_Instructions for the task_:
Repeat the listing exactly as given, omitting every image.

_Supplied information_:
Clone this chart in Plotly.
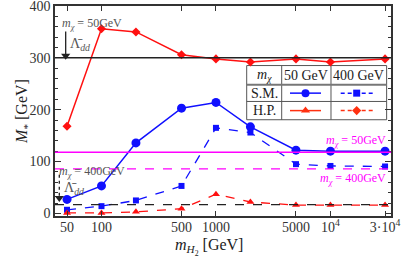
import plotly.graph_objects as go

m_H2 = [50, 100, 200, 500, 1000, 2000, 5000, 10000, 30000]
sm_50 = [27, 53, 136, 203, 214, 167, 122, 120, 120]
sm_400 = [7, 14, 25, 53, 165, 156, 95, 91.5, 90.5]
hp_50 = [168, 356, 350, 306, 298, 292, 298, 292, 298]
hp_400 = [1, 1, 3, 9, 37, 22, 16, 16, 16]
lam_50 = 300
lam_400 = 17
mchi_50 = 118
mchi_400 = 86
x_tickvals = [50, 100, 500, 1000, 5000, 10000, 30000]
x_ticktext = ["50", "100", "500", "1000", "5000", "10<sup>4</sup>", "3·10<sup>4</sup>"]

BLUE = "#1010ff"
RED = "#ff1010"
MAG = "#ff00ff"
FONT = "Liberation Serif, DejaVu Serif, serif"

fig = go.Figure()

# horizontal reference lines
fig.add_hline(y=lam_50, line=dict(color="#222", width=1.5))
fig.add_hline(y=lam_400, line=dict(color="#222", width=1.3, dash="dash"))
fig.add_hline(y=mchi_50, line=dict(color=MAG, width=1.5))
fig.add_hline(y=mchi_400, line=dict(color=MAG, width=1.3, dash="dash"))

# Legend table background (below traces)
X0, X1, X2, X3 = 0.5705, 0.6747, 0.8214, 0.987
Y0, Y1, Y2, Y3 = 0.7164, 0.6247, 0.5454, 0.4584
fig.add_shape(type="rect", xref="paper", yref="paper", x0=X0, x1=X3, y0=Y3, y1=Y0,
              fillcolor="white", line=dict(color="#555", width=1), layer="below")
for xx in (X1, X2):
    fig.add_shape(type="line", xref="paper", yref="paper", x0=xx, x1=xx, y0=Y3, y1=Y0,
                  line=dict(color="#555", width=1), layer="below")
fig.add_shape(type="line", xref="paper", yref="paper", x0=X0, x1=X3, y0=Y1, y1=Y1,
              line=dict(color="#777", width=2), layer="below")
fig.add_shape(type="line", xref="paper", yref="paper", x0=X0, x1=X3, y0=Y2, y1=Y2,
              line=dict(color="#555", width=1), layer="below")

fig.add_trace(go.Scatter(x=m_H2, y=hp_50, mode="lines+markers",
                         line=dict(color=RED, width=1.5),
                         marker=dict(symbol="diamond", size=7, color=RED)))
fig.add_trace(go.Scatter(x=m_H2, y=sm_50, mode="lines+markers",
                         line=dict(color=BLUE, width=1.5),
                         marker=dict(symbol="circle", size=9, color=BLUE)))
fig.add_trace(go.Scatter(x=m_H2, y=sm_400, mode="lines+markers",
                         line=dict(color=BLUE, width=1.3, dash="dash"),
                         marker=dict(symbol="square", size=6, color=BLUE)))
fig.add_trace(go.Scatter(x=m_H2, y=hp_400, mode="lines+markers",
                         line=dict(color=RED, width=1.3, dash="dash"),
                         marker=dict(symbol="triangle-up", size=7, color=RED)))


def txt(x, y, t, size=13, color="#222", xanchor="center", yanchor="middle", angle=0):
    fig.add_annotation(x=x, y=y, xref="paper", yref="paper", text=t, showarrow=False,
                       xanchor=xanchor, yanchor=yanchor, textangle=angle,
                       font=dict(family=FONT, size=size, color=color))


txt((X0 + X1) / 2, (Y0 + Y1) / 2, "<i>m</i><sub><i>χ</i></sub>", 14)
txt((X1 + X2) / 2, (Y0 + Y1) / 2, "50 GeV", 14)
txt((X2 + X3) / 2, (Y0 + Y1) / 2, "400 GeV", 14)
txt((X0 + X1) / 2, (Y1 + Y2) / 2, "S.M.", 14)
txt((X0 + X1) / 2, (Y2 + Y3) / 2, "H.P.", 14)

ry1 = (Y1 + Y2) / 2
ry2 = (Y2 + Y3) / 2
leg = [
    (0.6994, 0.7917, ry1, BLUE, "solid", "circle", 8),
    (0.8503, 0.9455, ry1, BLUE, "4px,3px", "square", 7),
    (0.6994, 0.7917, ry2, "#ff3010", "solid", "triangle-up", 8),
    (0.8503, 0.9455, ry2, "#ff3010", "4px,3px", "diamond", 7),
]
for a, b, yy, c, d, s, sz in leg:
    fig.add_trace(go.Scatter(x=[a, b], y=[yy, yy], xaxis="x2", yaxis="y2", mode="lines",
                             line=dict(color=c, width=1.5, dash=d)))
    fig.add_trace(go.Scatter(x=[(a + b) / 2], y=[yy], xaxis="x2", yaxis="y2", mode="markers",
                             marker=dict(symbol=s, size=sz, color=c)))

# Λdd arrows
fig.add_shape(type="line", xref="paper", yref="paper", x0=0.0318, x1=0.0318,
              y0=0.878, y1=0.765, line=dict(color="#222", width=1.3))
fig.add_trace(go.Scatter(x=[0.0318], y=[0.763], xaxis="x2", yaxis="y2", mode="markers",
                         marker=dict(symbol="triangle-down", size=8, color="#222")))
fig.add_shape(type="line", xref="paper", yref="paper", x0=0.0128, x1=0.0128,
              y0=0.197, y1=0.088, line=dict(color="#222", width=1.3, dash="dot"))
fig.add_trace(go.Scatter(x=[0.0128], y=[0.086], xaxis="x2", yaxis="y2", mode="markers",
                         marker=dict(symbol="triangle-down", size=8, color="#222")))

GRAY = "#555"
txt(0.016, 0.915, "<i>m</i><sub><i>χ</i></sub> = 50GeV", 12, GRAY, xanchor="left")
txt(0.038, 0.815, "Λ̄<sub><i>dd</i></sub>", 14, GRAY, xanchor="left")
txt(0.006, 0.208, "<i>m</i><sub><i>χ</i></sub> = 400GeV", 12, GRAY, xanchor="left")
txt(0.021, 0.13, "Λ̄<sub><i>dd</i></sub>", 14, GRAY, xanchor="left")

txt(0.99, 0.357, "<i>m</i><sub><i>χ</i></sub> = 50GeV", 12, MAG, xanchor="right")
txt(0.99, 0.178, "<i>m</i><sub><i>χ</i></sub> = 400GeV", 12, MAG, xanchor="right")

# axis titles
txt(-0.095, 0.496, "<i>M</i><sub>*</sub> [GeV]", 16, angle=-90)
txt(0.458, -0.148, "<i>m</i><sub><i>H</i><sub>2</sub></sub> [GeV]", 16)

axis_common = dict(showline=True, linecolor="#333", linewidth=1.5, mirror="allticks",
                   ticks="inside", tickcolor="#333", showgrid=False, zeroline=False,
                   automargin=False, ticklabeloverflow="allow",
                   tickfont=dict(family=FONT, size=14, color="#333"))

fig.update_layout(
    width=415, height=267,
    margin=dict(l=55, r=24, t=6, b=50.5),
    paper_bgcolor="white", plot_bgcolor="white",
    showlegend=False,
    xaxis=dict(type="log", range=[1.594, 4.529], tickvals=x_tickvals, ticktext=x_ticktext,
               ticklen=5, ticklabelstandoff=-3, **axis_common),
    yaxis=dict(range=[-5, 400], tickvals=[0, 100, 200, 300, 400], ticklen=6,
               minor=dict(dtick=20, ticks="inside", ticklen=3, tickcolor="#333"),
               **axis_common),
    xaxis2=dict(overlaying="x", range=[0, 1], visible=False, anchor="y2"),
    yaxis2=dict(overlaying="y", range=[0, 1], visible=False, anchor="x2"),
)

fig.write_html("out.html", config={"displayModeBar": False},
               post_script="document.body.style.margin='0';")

_Task result_:
Clone this chart in Plotly.
import plotly.graph_objects as go

m_H2 = [50, 100, 200, 500, 1000, 2000, 5000, 10000, 30000]
sm_50 = [27, 53, 136, 203, 214, 167, 122, 120, 120]
sm_400 = [7, 14, 25, 53, 165, 156, 95, 91.5, 90.5]
hp_50 = [168, 356, 350, 306, 298, 292, 298, 292, 298]
hp_400 = [1, 1, 3, 9, 37, 22, 16, 16, 16]
lam_50 = 300
lam_400 = 17
mchi_50 = 118
mchi_400 = 86
x_tickvals = [50, 100, 500, 1000, 5000, 10000, 30000]
x_ticktext = ["50", "100", "500", "1000", "5000", "10<sup>4</sup>", "3·10<sup>4</sup>"]

BLUE = "#1010ff"
RED = "#ff1010"
MAG = "#ff00ff"
FONT = "Liberation Serif, DejaVu Serif, serif"

fig = go.Figure()

# horizontal reference lines
fig.add_hline(y=lam_50, line=dict(color="#222", width=1.5))
fig.add_hline(y=lam_400, line=dict(color="#222", width=1.3, dash="dash"))
fig.add_hline(y=mchi_50, line=dict(color=MAG, width=1.5))
fig.add_hline(y=mchi_400, line=dict(color=MAG, width=1.3, dash="dash"))

# Legend table background (below traces)
X0, X1, X2, X3 = 0.5705, 0.6747, 0.8214, 0.987
Y0, Y1, Y2, Y3 = 0.7164, 0.6247, 0.5454, 0.4584
fig.add_shape(type="rect", xref="paper", yref="paper", x0=X0, x1=X3, y0=Y3, y1=Y0,
              fillcolor="white", line=dict(color="#555", width=1), layer="below")
for xx in (X1, X2):
    fig.add_shape(type="line", xref="paper", yref="paper", x0=xx, x1=xx, y0=Y3, y1=Y0,
                  line=dict(color="#555", width=1), layer="below")
fig.add_shape(type="line", xref="paper", yref="paper", x0=X0, x1=X3, y0=Y1, y1=Y1,
              line=dict(color="#777", width=2), layer="below")
fig.add_shape(type="line", xref="paper", yref="paper", x0=X0, x1=X3, y0=Y2, y1=Y2,
              line=dict(color="#555", width=1), layer="below")

fig.add_trace(go.Scatter(x=m_H2, y=hp_50, mode="lines+markers",
                         line=dict(color=RED, width=1.5),
                         marker=dict(symbol="diamond", size=7, color=RED)))
fig.add_trace(go.Scatter(x=m_H2, y=sm_50, mode="lines+markers",
                         line=dict(color=BLUE, width=1.5),
                         marker=dict(symbol="circle", size=9, color=BLUE)))
fig.add_trace(go.Scatter(x=m_H2, y=sm_400, mode="lines+markers",
                         line=dict(color=BLUE, width=1.3, dash="dash"),
                         marker=dict(symbol="square", size=6, color=BLUE)))
fig.add_trace(go.Scatter(x=m_H2, y=hp_400, mode="lines+markers",
                         line=dict(color=RED, width=1.3, dash="dash"),
                         marker=dict(symbol="triangle-up", size=7, color=RED)))


def txt(x, y, t, size=13, color="#222", xanchor="center", yanchor="middle", angle=0):
    fig.add_annotation(x=x, y=y, xref="paper", yref="paper", text=t, showarrow=False,
                       xanchor=xanchor, yanchor=yanchor, textangle=angle,
                       font=dict(family=FONT, size=size, color=color))


txt((X0 + X1) / 2, (Y0 + Y1) / 2, "<i>m</i><sub><i>χ</i></sub>", 14)
txt((X1 + X2) / 2, (Y0 + Y1) / 2, "50 GeV", 14)
txt((X2 + X3) / 2, (Y0 + Y1) / 2, "400 GeV", 14)
txt((X0 + X1) / 2, (Y1 + Y2) / 2, "S.M.", 14)
txt((X0 + X1) / 2, (Y2 + Y3) / 2, "H.P.", 14)

ry1 = (Y1 + Y2) / 2
ry2 = (Y2 + Y3) / 2
leg = [
    (0.6994, 0.7917, ry1, BLUE, "solid", "circle", 8),
    (0.8503, 0.9455, ry1, BLUE, "4px,3px", "square", 7),
    (0.6994, 0.7917, ry2, "#ff3010", "solid", "triangle-up", 8),
    (0.8503, 0.9455, ry2, "#ff3010", "4px,3px", "diamond", 7),
]
for a, b, yy, c, d, s, sz in leg:
    fig.add_trace(go.Scatter(x=[a, b], y=[yy, yy], xaxis="x2", yaxis="y2", mode="lines",
                             line=dict(color=c, width=1.5, dash=d)))
    fig.add_trace(go.Scatter(x=[(a + b) / 2], y=[yy], xaxis="x2", yaxis="y2", mode="markers",
                             marker=dict(symbol=s, size=sz, color=c)))

# Λdd arrows
fig.add_shape(type="line", xref="paper", yref="paper", x0=0.0318, x1=0.0318,
              y0=0.878, y1=0.765, line=dict(color="#222", width=1.3))
fig.add_trace(go.Scatter(x=[0.0318], y=[0.763], xaxis="x2", yaxis="y2", mode="markers",
                         marker=dict(symbol="triangle-down", size=8, color="#222")))
fig.add_shape(type="line", xref="paper", yref="paper", x0=0.0128, x1=0.0128,
              y0=0.197, y1=0.088, line=dict(color="#222", width=1.3, dash="dot"))
fig.add_trace(go.Scatter(x=[0.0128], y=[0.086], xaxis="x2", yaxis="y2", mode="markers",
                         marker=dict(symbol="triangle-down", size=8, color="#222")))

GRAY = "#555"
txt(0.016, 0.915, "<i>m</i><sub><i>χ</i></sub> = 50GeV", 12, GRAY, xanchor="left")
txt(0.038, 0.815, "Λ̄<sub><i>dd</i></sub>", 14, GRAY, xanchor="left")
txt(0.006, 0.208, "<i>m</i><sub><i>χ</i></sub> = 400GeV", 12, GRAY, xanchor="left")
txt(0.021, 0.13, "Λ̄<sub><i>dd</i></sub>", 14, GRAY, xanchor="left")

txt(0.99, 0.357, "<i>m</i><sub><i>χ</i></sub> = 50GeV", 12, MAG, xanchor="right")
txt(0.99, 0.178, "<i>m</i><sub><i>χ</i></sub> = 400GeV", 12, MAG, xanchor="right")

# axis titles
txt(-0.095, 0.496, "<i>M</i><sub>*</sub> [GeV]", 16, angle=-90)
txt(0.458, -0.148, "<i>m</i><sub><i>H</i><sub>2</sub></sub> [GeV]", 16)

axis_common = dict(showline=True, linecolor="#333", linewidth=1.5, mirror="allticks",
                   ticks="inside", tickcolor="#333", showgrid=False, zeroline=False,
                   automargin=False, ticklabeloverflow="allow",
                   tickfont=dict(family=FONT, size=14, color="#333"))

fig.update_layout(
    width=415, height=267,
    margin=dict(l=55, r=24, t=6, b=50.5),
    paper_bgcolor="white", plot_bgcolor="white",
    showlegend=False,
    xaxis=dict(type="log", range=[1.594, 4.529], tickvals=x_tickvals, ticktext=x_ticktext,
               ticklen=5, ticklabelstandoff=-3, **axis_common),
    yaxis=dict(range=[-5, 400], tickvals=[0, 100, 200, 300, 400], ticklen=6,
               minor=dict(dtick=20, ticks="inside", ticklen=3, tickcolor="#333"),
               **axis_common),
    xaxis2=dict(overlaying="x", range=[0, 1], visible=False, anchor="y2"),
    yaxis2=dict(overlaying="y", range=[0, 1], visible=False, anchor="x2"),
)

fig.write_html("out.html", config={"displayModeBar": False},
               post_script="document.body.style.margin='0';")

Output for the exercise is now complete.